I am trying to read a zip file in python that was written with pkzip:
import zipfile
fname = "myfile.zip"
unzipped = zipfile.ZipFile(fname, "r")
But get this error:
unzipped = zipfile.ZipFile(fname, "r")
File "/home/username/anaconda3/envs/c1/lib/python3.7/zipfile.py", line 1222, in __init__
self._RealGetContents()
File "/home/username/anaconda3/envs/c1/lib/python3.7/zipfile.py", line 1285, in _RealGetContents
endrec = _EndRecData(fp)
File "/home/username/anaconda3/envs/c1/lib/python3.7/zipfile.py", line 282, in _EndRecData
return _EndRecData64(fpin, -sizeEndCentDir, endrec)
File "/home/username/anaconda3/envs/c1/lib/python3.7/zipfile.py", line 228, in _EndRecData64
raise BadZipFile("zipfiles that span multiple disks are not supported")
zipfile.BadZipFile: zipfiles that span multiple disks are not supported
As far as I can tell, this file does not span multiple disks. I say this because:
Checking against the solution in this Stackoverflow answer, my version of zipfile was appropriately patched.
It unzips fine with:
$ unzip myfile.zip
on the linux command line.
So, it doesn't seem to actually be a bad zip file. Reading the first few bytes by opening it with raw file access, there is a suggestive header that PKzip may be formatting this file in an interesting way:
b'PK\x03
Examining the python library documentation for zipfile, there is an PKZIP application note:
The ZIP file format is a common archive and compression standard.
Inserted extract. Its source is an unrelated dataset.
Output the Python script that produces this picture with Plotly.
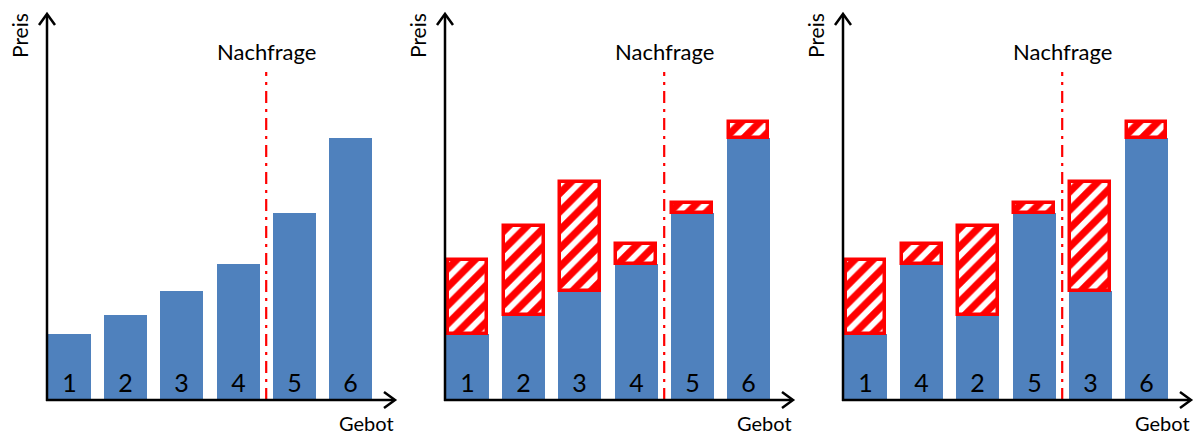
import plotly.graph_objects as go

# ---- data ----
bidders = ["1", "2", "3", "4", "5", "6"]
cost = [66, 85, 109, 136, 187, 262]          # blue bars (true cost)
bid = [140, 174, 218, 156, 197, 278]         # bid price (top of hatched box)
order3 = ["1", "4", "2", "5", "3", "6"]      # bidder order in panel 3
demand_pos = 3.5                             # position of demand line
demand_top = 328

W, H = 1200, 435
BLUE = "#4F81BD"
RED = "#FF0000"

def fx(px):
    return px / W

def fy(py):
    return 1 - py / H

panels = [(47, 395), (445, 793), (843, 1191)]
x_first_center = 69.5
spacing = 56.2
y_base_px = 400
y_top_px = 14

fig = go.Figure()

for i, (x0p, x1p) in enumerate(panels):
    sfx = "" if i == 0 else str(i + 1)
    xa = "x" + sfx
    ya = "y" + sfx
    rng_l = -(x_first_center - 47) / spacing
    rng_r = 5 + (395 - (x_first_center + 5 * spacing)) / spacing
    fig.layout["xaxis" + sfx] = dict(domain=[fx(x0p), fx(x1p)], range=[rng_l, rng_r],
                                     visible=False, fixedrange=True)
    fig.layout["yaxis" + sfx] = dict(domain=[fy(y_base_px), fy(y_top_px)],
                                     range=[0, y_base_px - y_top_px],
                                     visible=False, fixedrange=True)

    labels = bidders if i < 2 else order3
    idx = [bidders.index(l) for l in labels]
    c = [cost[k] for k in idx]
    b = [bid[k] for k in idx]
    xs = list(range(len(labels)))

    fig.add_trace(go.Bar(
        x=xs, y=c, xaxis=xa, yaxis=ya, width=0.765,
        marker=dict(color=BLUE, line=dict(width=0)),
        text=labels, textposition="inside", insidetextanchor="start",
        textangle=0, constraintext="none",
        textfont=dict(size=25, color="black", family="Lato"),
        showlegend=False, hoverinfo="skip"))

    if i > 0:
        fig.add_trace(go.Bar(
            x=xs, y=[bb - cc for bb, cc in zip(b, c)], base=c,
            xaxis=xa, yaxis=ya, width=0.765 - 0.06,
            marker=dict(color="white", opacity=1, line=dict(color=RED, width=3.5),
                        pattern=dict(shape="/", fgcolor=RED, bgcolor="white",
                                     fgopacity=1, fillmode="replace",
                                     size=13, solidity=0.55)),
            showlegend=False, hoverinfo="skip"))

    # demand line
    fig.add_shape(type="line", xref=xa, yref=ya, x0=demand_pos, x1=demand_pos,
                  y0=0, y1=demand_top,
                  line=dict(color=RED, width=2.2, dash="12px,6px,3px,6px"))

    # axes
    ax_line = dict(color="black", width=2.5)
    fig.add_shape(type="line", xref="paper", yref="paper",
                  x0=fx(x0p), x1=fx(x0p), y0=fy(y_base_px + 1), y1=fy(y_top_px + 1), line=ax_line)
    fig.add_shape(type="line", xref="paper", yref="paper",
                  x0=fx(x0p - 1), x1=fx(x1p - 1), y0=fy(y_base_px), y1=fy(y_base_px), line=ax_line)
    # arrow heads
    tipx, tipy = x0p, y_top_px
    fig.add_shape(type="path", xref="paper", yref="paper",
                  path=f"M {fx(tipx-8)},{fy(tipy+11)} L {fx(tipx)},{fy(tipy)} L {fx(tipx+8)},{fy(tipy+11)}",
                  line=ax_line)
    tipx, tipy = x1p, y_base_px
    fig.add_shape(type="path", xref="paper", yref="paper",
                  path=f"M {fx(tipx-11)},{fy(tipy-8)} L {fx(tipx)},{fy(tipy)} L {fx(tipx-11)},{fy(tipy+8)}",
                  line=ax_line)

    off = x0p - 47
    fig.add_annotation(text="Nachfrage", xref="paper", yref="paper",
                       x=fx(266 + off), y=fy(51), showarrow=False,
                       xanchor="center", yanchor="middle",
                       font=dict(size=22, color="black", family="Lato"))
    fig.add_annotation(text="Preis", xref="paper", yref="paper",
                       x=fx(20 + off), y=fy(36), showarrow=False, textangle=-90,
                       xanchor="center", yanchor="middle",
                       font=dict(size=21, color="black", family="Lato"))
    fig.add_annotation(text="Gebot", xref="paper", yref="paper",
                       x=fx(396 + off), y=fy(423), showarrow=False,
                       xanchor="right", yanchor="middle",
                       font=dict(size=20, color="black", family="Lato"))

fig.update_layout(width=W, height=H, margin=dict(l=0, r=0, t=0, b=0),
                  paper_bgcolor="white", plot_bgcolor="white",
                  barmode="overlay", bargap=0)

fig.write_html("out.html", config={"displayModeBar": False},
               post_script="document.body.style.margin='0';document.body.style.overflow='hidden';")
This module provides tools to create, read, write, append, and list a ZIP file. Any advanced use of this module will require an understanding of the format, as defined in PKZIP Application Note.
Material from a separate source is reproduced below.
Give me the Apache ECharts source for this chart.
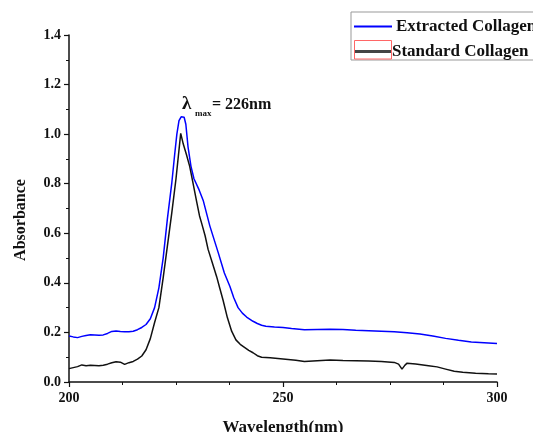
<!DOCTYPE html>
<html>
<head>
<meta charset="utf-8">
<script src="https://cdn.jsdelivr.net/npm/echarts@6/dist/echarts.min.js"></script>
<style>html,body{margin:0;padding:0;background:#fff}#c{width:533px;height:432px}</style>
</head>
<body>
<div id="c"></div>
<script>
// Extracted Collagen (blue)
const extractedWavelength = [200,201,202,203,204,205,206,207,208,209,210,211,212,213,214,215,216,217,218,219,220,221,222,223,224,224.7,225.2,225.7,226.2,226.9,227.3,227.8,228.5,229.2,230.4,231.4,232.9,234.9,236.3,237.6,238.5,239.5,240.5,241.5,243,244,245,246,248,250,252,255,258,261,264,267,270,273,276,279,282,285,288,291,294,297,300];
const extractedAbsorbance = [0.186,0.182,0.179,0.184,0.188,0.191,0.190,0.189,0.190,0.196,0.204,0.206,0.204,0.203,0.203,0.205,0.211,0.220,0.232,0.255,0.300,0.380,0.500,0.660,0.800,0.920,1.000,1.055,1.070,1.068,1.040,0.950,0.870,0.820,0.775,0.730,0.630,0.520,0.440,0.385,0.340,0.300,0.278,0.262,0.245,0.236,0.229,0.225,0.222,0.220,0.216,0.211,0.212,0.213,0.212,0.209,0.207,0.205,0.203,0.199,0.194,0.186,0.176,0.168,0.161,0.158,0.155];
// Standard Collagen (black)
const standardWavelength = [200,201,202,203,204,205,206,207,208,209,210,211,212,213,214,215,216,217,218,219,220,221,222,223,224,225,225.6,226.1,226.7,227.4,228.2,229,229.8,230.5,231,231.8,232.5,233.5,234.5,235.2,236,237,238,239,240,241,242,243,244,245,247,250,253,255,258,261,264,267,270,273,276,277,277.8,278.5,279,281,284,286,288,290,292,295,298,300];
const standardAbsorbance = [0.054,0.058,0.062,0.069,0.066,0.068,0.067,0.066,0.068,0.072,0.078,0.082,0.080,0.071,0.078,0.083,0.092,0.105,0.130,0.175,0.240,0.300,0.420,0.550,0.680,0.820,0.920,1.003,0.960,0.920,0.870,0.800,0.730,0.670,0.640,0.590,0.535,0.480,0.425,0.380,0.330,0.260,0.205,0.170,0.152,0.140,0.128,0.118,0.106,0.100,0.098,0.093,0.088,0.083,0.086,0.089,0.087,0.086,0.085,0.083,0.079,0.072,0.052,0.068,0.076,0.073,0.066,0.061,0.052,0.043,0.039,0.035,0.033,0.032];
const seriesNames = ['Extracted Collagen','Standard Collagen'];
const xLabel = 'Wavelength(nm)';
const yLabel = 'Absorbance';
const peakNote = ['λ','max','= 226nm'];

const zip = (xs, ys) => xs.map((x, i) => [x, ys[i]]);
const font = 'Liberation Serif';
const chart = echarts.init(document.getElementById('c'));
chart.setOption({
  animation: false,
  backgroundColor: '#fff',
  grid: {left: 69, right: 36, top: 35, bottom: 50, containLabel: false, outerBoundsMode: 'none'},
  legend: {
    orient: 'vertical', left: 351, top: 12,
    itemWidth: 38, itemHeight: 14, itemGap: 8,
    padding: [6, 40, 0, 3],
    borderColor: '#999', borderWidth: 1,
    textStyle: {fontFamily: font, fontWeight: 'bold', fontSize: 17, color: '#111', padding: [0,0,0,-1]},
    data: [
      {name: seriesNames[0], icon: 'path://M0,0H38V2H0Z', itemStyle: {color: '#0000ff'}},
      {name: seriesNames[1], icon: 'path://M0,0H38V3H0Z', itemStyle: {color: '#444'},
       textStyle: {fontFamily: font, fontWeight: 'bold', fontSize: 17, color: '#111', padding: [0,0,0,-5]}}
    ]
  },
  xAxis: {
    type: 'value', min: 200, max: 300, interval: 50,
    name: xLabel, nameLocation: 'middle', nameGap: 37,
    nameTextStyle: {fontFamily: font, fontWeight: 'bold', fontSize: 17, color: '#111'},
    axisLine: {show: true, onZero: false, lineStyle: {color: '#111', width: 1.5}},
    axisTick: {show: true, length: 5, lineStyle: {color: '#111', width: 1.2}},
    minorTick: {show: true, splitNumber: 4, length: 3, lineStyle: {color: '#111', width: 1}},
    axisLabel: {fontFamily: font, fontWeight: 'bold', fontSize: 14, color: '#111', margin: 9},
    splitLine: {show: false}
  },
  yAxis: {
    type: 'value', min: 0, max: 1.4, interval: 0.2,
    name: yLabel, nameLocation: 'middle', nameGap: 40,
    nameTextStyle: {fontFamily: font, fontWeight: 'bold', fontSize: 16, color: '#111', padding: [0, 23, 0, 0]},
    axisLine: {show: true, onZero: false, lineStyle: {color: '#111', width: 1.5}},
    axisTick: {show: true, length: 5, lineStyle: {color: '#111', width: 1.2}},
    minorTick: {show: true, splitNumber: 2, length: 3, lineStyle: {color: '#111', width: 1}},
    axisLabel: {fontFamily: font, fontWeight: 'bold', fontSize: 14, color: '#111', margin: 8,
      formatter: v => v.toFixed(1)},
    splitLine: {show: false}
  },
  series: [
    {name: seriesNames[0], type: 'line', showSymbol: false, symbol: 'none',
     lineStyle: {color: '#0000ff', width: 1.5}, itemStyle: {color: '#0000ff'},
     data: zip(extractedWavelength, extractedAbsorbance), z: 2},
    {name: seriesNames[1], type: 'line', showSymbol: false, symbol: 'none',
     lineStyle: {color: '#111', width: 1.5}, itemStyle: {color: '#444'},
     data: zip(standardWavelength, standardAbsorbance), z: 3}
  ],
  graphic: [
    {type: 'rect', shape: {x: 354.5, y: 40.5, width: 37, height: 18.5},
     style: {fill: 'none', stroke: '#ff6666', lineWidth: 1}, z: 100},
    {type: 'text', left: 182, top: 95, style: {text: peakNote[0], font: 'bold 19px "Liberation Serif"', fill: '#111'}},
    {type: 'text', left: 195, top: 109, style: {text: peakNote[1], font: 'bold 9px "Liberation Serif"', fill: '#111'}},
    {type: 'text', left: 212, top: 97, style: {text: peakNote[2], font: 'bold 16px "Liberation Serif"', fill: '#111'}}
  ]
});
</script>
</body>
</html>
Which links here. This is very thorough, but I don't see concrete instruction on how to add which options into the call to zipfile in order to parse the file correctly.
PKZIP is in fairly wide use, so I'm surprised to not find more common examples or native support. What options are necessary to open a pkzipped file in python that throws this multiple-disk error?